You see, real hope only lives in the life and hearts of Christians that believe and know the hope of the living Christ.
December 7, 1941, the Japanese attacked Pearl Harbor. We lost most of our Navy and had thousands killed in that attack. Our family gathered around an old AM radio and listened to the news. Even though I was only five years old, I knew something very bad had happened to our nation. It was an event that pulled us together as a nation, and by 1945, after a long, hard war that had cost suffering, loss and death to people in our country, we saw the men and women in our military give us hope for peace as we defeated our common enemies. In those dark days of World War II, our church houses were filled with people that would bring hope to life again by faith in God.
Charles Schulz captured the spirit of many that fought for our freedom. He had Snoopy as a G.I. in a fox hole with a machine gun. He was in the rain and mud. G.I. Snoopy wrote this letter to his mother. “Dear Mom, Just a note to tell you I am well. They say we will be home by Christmas! I hope so.”
We turn to the scripture to see faith in God as the true source for lasting hope even in our dark hours. We read in Luke about the hopelessness of a man named Zechariah and his wife Elizabeth. They had grown old and they had wanted children. Now they faced a deep hopelessness that they would never know the joy of having a son or daughter. They were a people of faith but had given up hope for a child because of their age. When things that we believe as humans seem hopeless, we see the God of hope change the outcome of lives and events.
“One day Zechariah was serving God in the Temple, for his order was on duty that week. As was the custom of the Priest, he was chosen by lot to enter the Sanctuary of the Lord and burn incense. While the incense was being burned, a great crowd stood outside, praying.
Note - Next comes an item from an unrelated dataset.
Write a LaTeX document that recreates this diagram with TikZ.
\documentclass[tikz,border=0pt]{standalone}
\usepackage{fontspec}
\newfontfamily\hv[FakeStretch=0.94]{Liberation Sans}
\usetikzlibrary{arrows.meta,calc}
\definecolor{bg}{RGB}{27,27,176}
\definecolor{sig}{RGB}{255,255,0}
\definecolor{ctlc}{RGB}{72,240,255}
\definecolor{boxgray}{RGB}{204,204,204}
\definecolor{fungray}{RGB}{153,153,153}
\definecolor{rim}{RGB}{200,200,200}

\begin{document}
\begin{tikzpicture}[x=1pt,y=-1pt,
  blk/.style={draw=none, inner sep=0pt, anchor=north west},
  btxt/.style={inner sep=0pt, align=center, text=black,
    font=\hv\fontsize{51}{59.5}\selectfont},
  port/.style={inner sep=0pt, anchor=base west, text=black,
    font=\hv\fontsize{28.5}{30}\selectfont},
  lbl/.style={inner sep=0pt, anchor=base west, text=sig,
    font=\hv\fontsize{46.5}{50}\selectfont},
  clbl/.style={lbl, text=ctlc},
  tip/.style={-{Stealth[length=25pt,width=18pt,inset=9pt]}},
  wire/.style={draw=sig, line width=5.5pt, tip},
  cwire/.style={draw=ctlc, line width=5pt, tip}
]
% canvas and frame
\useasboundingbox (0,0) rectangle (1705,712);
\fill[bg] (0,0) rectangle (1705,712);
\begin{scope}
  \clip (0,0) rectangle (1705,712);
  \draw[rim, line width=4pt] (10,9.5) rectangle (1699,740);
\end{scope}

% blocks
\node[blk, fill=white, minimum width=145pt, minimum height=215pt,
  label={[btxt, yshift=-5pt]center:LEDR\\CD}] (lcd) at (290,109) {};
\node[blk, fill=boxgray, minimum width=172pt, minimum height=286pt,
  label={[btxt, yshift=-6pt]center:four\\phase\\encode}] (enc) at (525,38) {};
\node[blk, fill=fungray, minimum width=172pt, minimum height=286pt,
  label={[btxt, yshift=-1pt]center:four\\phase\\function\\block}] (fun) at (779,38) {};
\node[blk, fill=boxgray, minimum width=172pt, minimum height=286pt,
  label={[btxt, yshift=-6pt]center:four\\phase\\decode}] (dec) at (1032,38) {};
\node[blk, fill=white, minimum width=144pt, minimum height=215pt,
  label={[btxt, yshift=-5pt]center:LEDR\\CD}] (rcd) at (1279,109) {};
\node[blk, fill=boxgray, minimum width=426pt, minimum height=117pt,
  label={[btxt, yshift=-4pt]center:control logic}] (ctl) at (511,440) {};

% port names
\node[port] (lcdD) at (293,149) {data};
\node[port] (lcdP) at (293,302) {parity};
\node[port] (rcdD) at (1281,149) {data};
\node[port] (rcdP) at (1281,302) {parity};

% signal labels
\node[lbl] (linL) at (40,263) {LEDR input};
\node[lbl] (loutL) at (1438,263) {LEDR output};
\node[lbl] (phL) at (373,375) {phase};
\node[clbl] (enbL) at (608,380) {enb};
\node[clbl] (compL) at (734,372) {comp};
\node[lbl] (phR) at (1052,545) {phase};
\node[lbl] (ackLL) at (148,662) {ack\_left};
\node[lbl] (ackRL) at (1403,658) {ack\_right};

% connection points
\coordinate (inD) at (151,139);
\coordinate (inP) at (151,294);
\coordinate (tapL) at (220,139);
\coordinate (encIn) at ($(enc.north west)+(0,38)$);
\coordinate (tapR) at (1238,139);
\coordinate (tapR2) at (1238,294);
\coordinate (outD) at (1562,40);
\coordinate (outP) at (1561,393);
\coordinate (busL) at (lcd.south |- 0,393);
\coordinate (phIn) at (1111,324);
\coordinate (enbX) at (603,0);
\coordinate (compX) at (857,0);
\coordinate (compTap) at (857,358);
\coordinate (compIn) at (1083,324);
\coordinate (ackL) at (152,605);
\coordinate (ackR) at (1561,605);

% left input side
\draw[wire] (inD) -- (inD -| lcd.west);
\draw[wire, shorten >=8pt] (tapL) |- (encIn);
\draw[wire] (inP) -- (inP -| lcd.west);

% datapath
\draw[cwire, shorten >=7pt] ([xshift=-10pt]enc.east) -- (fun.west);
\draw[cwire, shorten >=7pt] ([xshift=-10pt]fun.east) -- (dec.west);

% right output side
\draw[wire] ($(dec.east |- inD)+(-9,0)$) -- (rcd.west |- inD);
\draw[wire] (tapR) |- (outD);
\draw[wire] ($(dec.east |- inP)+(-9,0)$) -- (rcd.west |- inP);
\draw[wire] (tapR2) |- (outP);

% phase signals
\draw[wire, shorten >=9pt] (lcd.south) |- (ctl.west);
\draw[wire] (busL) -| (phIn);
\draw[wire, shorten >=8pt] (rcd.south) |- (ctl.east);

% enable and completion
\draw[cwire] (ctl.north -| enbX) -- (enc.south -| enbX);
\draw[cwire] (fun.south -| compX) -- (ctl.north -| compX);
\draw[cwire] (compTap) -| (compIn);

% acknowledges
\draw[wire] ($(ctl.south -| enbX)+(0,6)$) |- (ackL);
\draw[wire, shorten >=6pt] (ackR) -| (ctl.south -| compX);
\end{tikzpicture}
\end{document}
While Zechariah was in the sanctuary, an angel of the Lord appeared to him, standing to the right of the incense altar. Zechariah was shaken and overwhelmed with fear when he saw him. But the angel said, ‘Don’t be afraid, Zechariah! God has heard your prayer. Your wife Elizabeth will give you a son, and you are to name him John. You will have great joy and gladness, and many will rejoice at his birth, for he will be great in the eyes of the Lord. He must never touch wine or other alcoholic drinks. He will be filled with the Holy Spirit even before his birth, and he will turn many Israelites to the Lord. He will turn the hearts of the fathers to their children, and he will cause those who are rebellious to accept the wisdom of the godly.’
Zechariah said to the angel, ‘How can I be sure this will happen? I am an old man now and my wife is also well along in years.’
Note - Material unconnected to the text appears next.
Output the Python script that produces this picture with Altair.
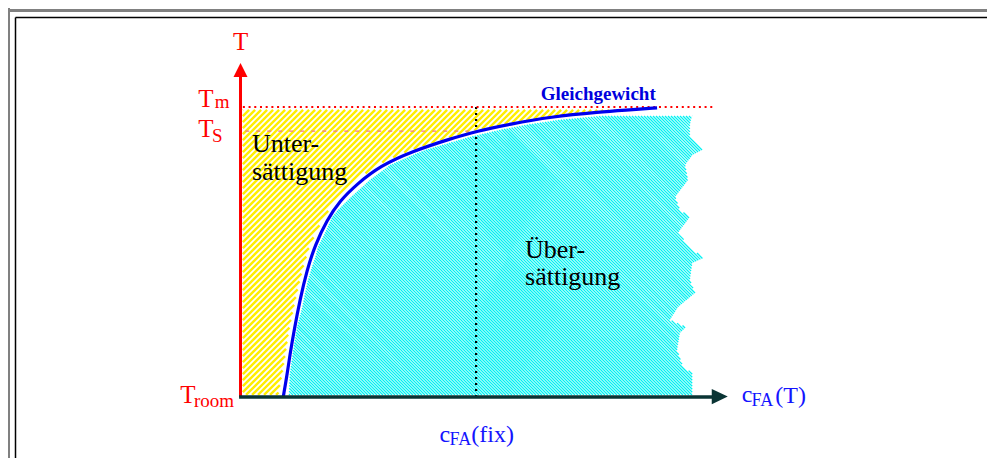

Then the angel said, ‘I am Gabriel! I stand in the very presence of God. It was He who sent me to bring you the Good News! But now since you didn’t believe what I said, you will be silent and unable to speak until the child is born. For my words will certainly be fulfilled at the proper time.’
When Zechariah’s week of service in the temple was over, he returned home. Soon afterward his wife, Elizabeth, became pregnant and went into seclusion for five months. ‘How kind the Lord is!’, she exclaimed, ‘He has taken away my disgrace of having no children.’”
Only a faith in Jesus Christ will produce the power of hope in our lives, or in a nation’s life. The world we live in does not have the power to change hopelessness. That night as I stood and watched the embers of the fire that had destroyed our home, it changed the way I looked at life. I knew the things that I had valued, like a closet full of clothes, wasn’t what could ever produce hope. Hope is born out of our faith in Jesus Christ. It is the hope I gained by faith that even in that hopeless moment has sustained me for the past sixty-two years. Even in the dark hours of the attack on Pearl Harbor, we saw hope reborn as we fought to survive as a free people. We are living in some very hard times now in 2020, but a true faith in Jesus Christ will get us through the hard times and restore the power of hope in our life.
Zechariah and Elizabeth knew by their own experience that the God they believed in and served was the source of lasting hope.
All things don’t turn out the way we thought they would but in faith God turns things out the way they should. He is our lasting source of hope. Turn your hearts to the God of Hope.